One crucial detail is that we couldn't simply change the commit data retroactively in the existing GitHub repository. That's because Git uses the committer data in creating hashes. Changing the commit data would change the hashes, which would break all existing forks of that repository. (We ended up breaking existing forks anyway, of course, but it was cleaner to do it from scratch.)
Nuts and bolts of the process
Once we finalized the authors file, doing the migration was actually kind of easy, thanks to git-svn. I took many missteps along the way, got a lot of help from people in #django-dev on IRC and ended up doing three dry runs. Here are the final steps I ended up taking:
1. Copied the Subversion repository from code.djangoproject.com to my laptop, to make the migration faster.
# On the server: svnadmin dump /home/svn/django | gzip > svndump.gz # On my laptop: scp djangoproject.com:svndump.gz . gunzip svndump.gz svnadmin create /Users/adrian/code/django-svn svnadmin load /Users/adrian/code/django-svn < svndump
On my first run of
git-svn, I ran it from my laptop and pointed it at code.djangoproject.com, and it took 3.5 hours! After I copied the repo to my laptop and tried it again, it took a little over an hour. But the caveat here is that I also changed the
git-svn command between those two runs, so I'm not sure how much of the speed improvement was because of the local SVN repo.
2. Ran git-svn (with the correct arguments!).
git svn --authors-file=authors.txt --trunk=trunk clone file:///Users/adrian/code/django-svn/django/ django-dry-run
This took a little over an hour, and it created a Git repository called
django-dry-run. Note that
authors.txt is the authors file, as explained above.
The trickiest thing about this was determining the correct arguments to use -- specifically, whether to use
--branches explicitly or
--stdlayout. As you can see, I ended up using neither.
Originally, the plan was to migrate all of the branches from our Subversion history -- classics such as magic-removal, new-admin, newforms-admin, unicode, queryset-refactor and multidb -- so that the branches' commit histories (which have all since been merged to trunk) could be preserved in our new Git history. Many of those branches were very involved, with a lot of commits, and there's a lot of value in being able to isolate specific commits in the branch, rather than one large merge commit. (Imagine you're investigating the original reason we added a line of code, for example.)

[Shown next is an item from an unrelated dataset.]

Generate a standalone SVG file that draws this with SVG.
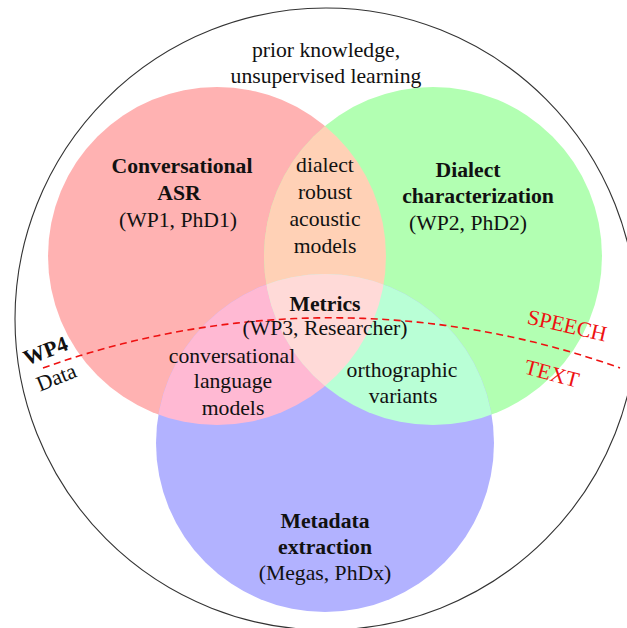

But as we discussed this over IRC, we decided it wasn't worth the effort, we could always do it later and
git-svn wouldn't actually do it the way we wanted. Ideally, I'd like these branches' histories to be migrated such that they're treated like merged branches in Git -- a merge commit that knows the individual commits on the branch. If you know how to pull this off, and it can be done without altering the Git hashes, please let me know.
3. Changed git-svn-id to point at code.djangoproject.com instead of my laptop.

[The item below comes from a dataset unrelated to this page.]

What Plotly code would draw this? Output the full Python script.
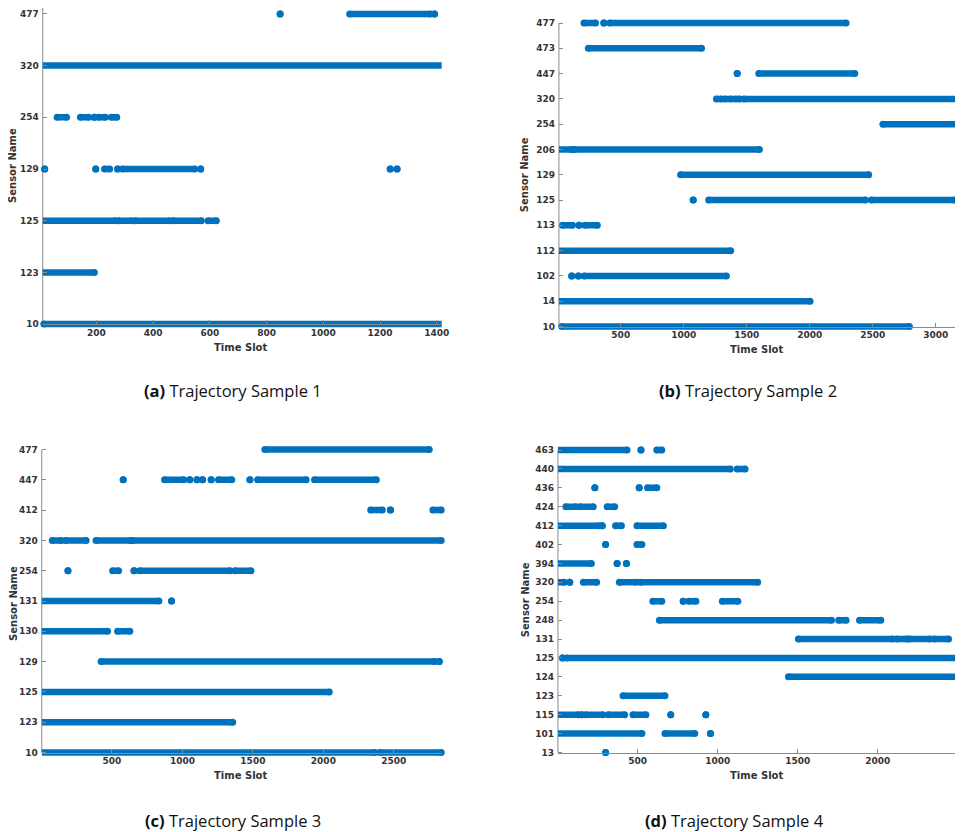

git filter-branch --msg-filter "sed \"s|^git-svn-id: file:///Users/adrian/code/django-svn/django/trunk|git-svn-id: http://code.djangoproject.com/svn/django/trunk|g\"" -- master
git-svn adds a "git-svn-id" section to each commit message in the resulting Git repository. It includes a URL pointing to the commit in the original Subversion repository, which is very useful.

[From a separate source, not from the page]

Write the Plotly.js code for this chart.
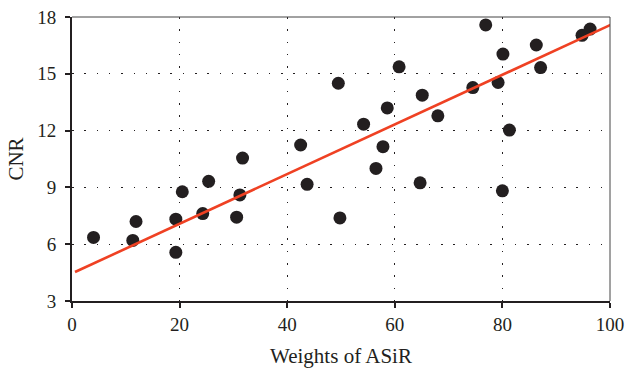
<!DOCTYPE html>
<html><head><meta charset="utf-8">
<script src="https://cdn.plot.ly/plotly-3.0.1.min.js"></script>
<style>html,body{margin:0;padding:0;background:#fff}#c{width:635px;height:368px}</style>
</head><body><div id="c"></div>
<script>
const weights = [4.0, 11.3, 11.9, 19.3, 19.3, 20.5, 24.3, 25.4, 30.6, 31.2, 31.7, 42.5, 43.7, 49.5, 49.8, 54.2, 56.5, 57.8, 58.6, 60.8, 64.7, 65.1, 68.0, 74.5, 76.9, 79.2, 80.0, 80.1, 81.3, 86.3, 87.1, 94.8, 96.3];
const cnr = [6.36, 6.2, 7.2, 7.32, 5.57, 8.77, 7.62, 9.32, 7.43, 8.6, 10.55, 11.24, 9.16, 14.5, 7.39, 12.34, 10.0, 11.15, 13.2, 15.37, 9.24, 13.87, 12.78, 14.27, 17.58, 14.54, 8.82, 16.04, 12.03, 16.52, 15.33, 17.03, 17.36];
const fitX = [0.56, 100.6];
const fitY = [4.53, 17.65];
const xTicks = [0, 20, 40, 60, 80, 100];
const yTicks = [3, 6, 9, 12, 15, 18];

const dark = '#231f20';
const font = '"Liberation Serif", "DejaVu Serif", "Times New Roman", serif';

const traces = [
  {x: weights, y: cnr, type: 'scatter', mode: 'markers',
   marker: {color: dark, size: 13}, cliponaxis: false, hoverinfo: 'skip'},
  {x: fitX, y: fitY, type: 'scatter', mode: 'lines',
   line: {color: '#ef4123', width: 2.6}, cliponaxis: false, hoverinfo: 'skip'}
];

const layout = {
  width: 635, height: 368,
  margin: {l: 72, r: 25, t: 17, b: 67},
  paper_bgcolor: '#fff', plot_bgcolor: '#fff',
  showlegend: false,
  font: {family: font, color: dark, size: 19},
  xaxis: {
    range: [0, 100], tickvals: xTicks, ticktext: xTicks.map(String),
    showgrid: true, gridcolor: dark, gridwidth: 1, griddash: '1.5px,10.8px',
    zeroline: false, showline: true, linecolor: dark, linewidth: 2,
    ticks: 'outside', ticklen: 5, tickwidth: 2, tickcolor: dark,
    tickfont: {family: font, size: 19, color: dark},
    title: {text: 'Weights of ASiR', font: {family: font, size: 21, color: dark}, standoff: 15}
  },
  yaxis: {
    range: [3, 18], tickvals: yTicks, ticktext: yTicks.map(String),
    showgrid: true, gridcolor: dark, gridwidth: 1, griddash: '1.5px,10.8px',
    zeroline: false, showline: true, linecolor: dark, linewidth: 2,
    ticks: 'outside', ticklen: 5, tickwidth: 2, tickcolor: dark,
    tickfont: {family: font, size: 19, color: dark},
    ticklabelstandoff: 5,
    title: {text: 'CNR', font: {family: font, size: 21, color: dark}, standoff: 8}
  },
  shapes: [
    {type: 'line', xref: 'paper', yref: 'paper', x0: 0, x1: 1, y0: 1, y1: 1, line: {color: '#444', width: 1}},
    {type: 'line', xref: 'paper', yref: 'paper', x0: 1, x1: 1, y0: 0, y1: 1, line: {color: '#444', width: 1}}
  ]
};

Plotly.newPlot('c', traces, layout, {displayModeBar: false, staticPlot: true});
</script></body></html>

But, because I did the import from a local repository, the git-svn-id's were all pointing at my laptop. So I ran
git filter-branch to clean it up.
4. Renamed old GitHub django repository to django-old.
(Done via the GitHub Web site.) This was the scary part, because it meant there was no turning back. :-)
Originally we'd talked about deleting the repository outright, but that would have deleted all pull requests and likely would have broken some other things. So I just renamed it to django-old. Not sure how long we'll keep this around.
4. Imported the new repository into GitHub.
git remote add origin email@example.com:django/django.git git push -u origin master
I spotted an error in the repository after the first time I did it, so I had to delete it -- which I thought made for a rare and amusing screenshot:
Then I cleaned up the repository and did it again. I mistakenly created it as a private repository, so I marked it as public, which led GitHub to believe I had just open-sourced Django. :-)
And that's it!
- Final number of commits in our Subversion repository: 17,942.
- Size of Subversion repository: 339 MB gzipped. (That's for the dump file as generated by
- Number of commits created in Git by git-svn: 11,883. (This is less than 17,942 because we only migrated trunk. Any commit to our repository that didn't touch Django trunk -- such as commits to the django_website project or commits to branches -- did not get migrated.)
- Number of forks of the old (mirror) GitHub repository, as of this writing: 783.
- The old Subversion repository will remain indefinitely, for the benefit of scripts out there that do automatic updates, and general stability of the Django world. There won't be any more commits there, obviously.
- If we ever need to dive into the history of one of the big merged branches -- such as magic-removal -- we can do so in the Subversion history. Or we can consider copying the branch history into Git somehow (see above).
- I'd like us to provide some documentation on how to convert your previous Django fork (from the django-old repository) to track the new repository. Any volunteers?
- We still have a bunch of work to do fixing places in our documentation and code.djangoproject.com that refer to Subversion. Bear with us.
Filing bugs / pull requests / the ticket system
But, of course, we want to take advantage of GitHub pull requests at the same time. So we'll need to figure out the right balance between pull requests and Trac tickets, such that we maintain our sanity, we don't make people jump through hoops, and we optimize for contributor and committer productivity.
Personally, I want to avoid a situation (and culture) where we force contributors to use Trac if they post pull requests, especially ones that contain trivial changes. But at the same time, it'll likely become a maintenance nightmare if we have lots of tickets in two places, with no coordination. So, this is an open issue we'll be working to figure out. Jacob has been working on a technological solution.
Thanks to all the people who helped with this transition, and I look forward to the much happier development and collaboration experiences we get with GitHub. The commits and pull requests I've already handled have been a pleasure.